Transfer Pricing Arm's-Length Calculator
Estimate transfer pricing adjustments for UK related-party transactions. Check if intragroup charges for goods, services, loans, and IP licences meet HMRC's arm's-length standard under TIOPA 2010.
Frequently Asked Questions
What is transfer pricing?
Transfer pricing refers to the prices charged between related companies (parent-subsidiary, sister companies, or companies under common control) for goods, services, IP licences, or financing. UK law (TIOPA 2010 Part 4) requires these to reflect arm's-length prices — what unrelated parties would charge.
Who does UK transfer pricing apply to?
Transfer pricing rules apply to 'medium and large' UK companies with related-party cross-border transactions. Small companies are exempt. 'Medium' = at least 250 employees or €50m turnover and €43m balance sheet. The rules can also apply to domestic transactions for some purposes.
What is the arm's-length principle?
The arm's-length principle requires related-party transactions to be priced as if they were between independent companies negotiating at arm's length. OECD Guidelines provide accepted transfer pricing methods: comparable uncontrolled price (CUP), cost plus, resale minus, TNMM, and profit split.
What documentation is required?
Large companies must maintain contemporaneous transfer pricing documentation showing how prices were determined. This includes functional analysis, benchmarking studies, and comparables. HMRC can request this during an enquiry and penalties apply for inadequate documentation.
Can HMRC adjust transfer prices retrospectively?
Yes — HMRC can open an enquiry into a tax return within 12 months of filing (or longer for offshore arrangements). If prices are found to be non-arm's-length, HMRC will make a 'primary adjustment' increasing UK profits, and may seek a 'compensating adjustment' in the counterparty jurisdiction.
What is an Advance Pricing Agreement (APA)?
An APA is a formal agreement between a taxpayer and HMRC (and potentially a foreign tax authority) agreeing the transfer pricing methodology in advance. APAs provide certainty but require significant time and cost to negotiate. They typically last 3-5 years.
What penalties apply for transfer pricing non-compliance?
For inaccuracies in tax returns: up to 30% of potential lost revenue for careless errors, up to 70% for deliberate errors, and up to 100% for deliberate and concealed.
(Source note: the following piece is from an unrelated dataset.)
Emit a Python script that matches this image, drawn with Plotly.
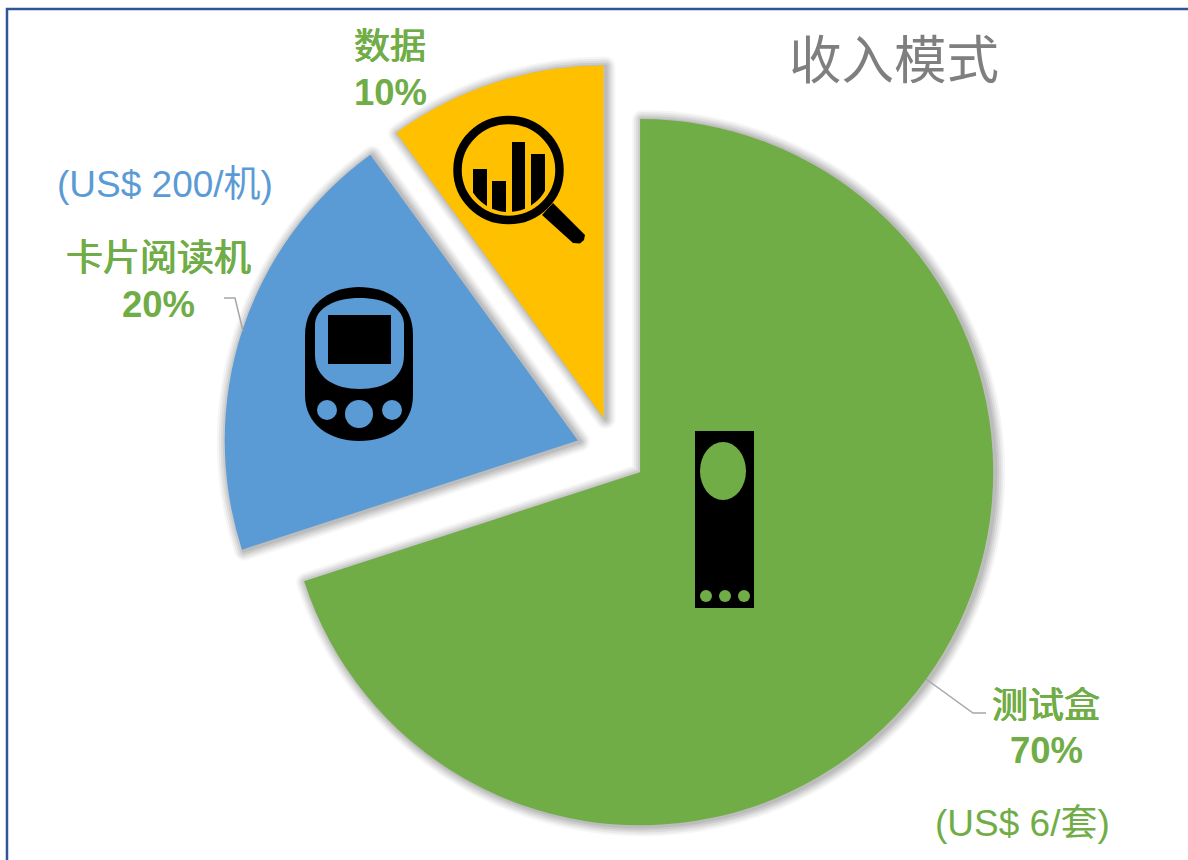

Enhanced penalties apply for offshore matters.
Does transfer pricing apply to UK-to-UK transactions?
Since 2004, UK-to-UK transfer pricing can be subject to adjustment if one party is a small company (exempt from transfer pricing) and the other is large. From April 2024, domestic transfer pricing rules were simplified. Predominantly, UK-to-UK intragroup pricing is managed via the group relief system.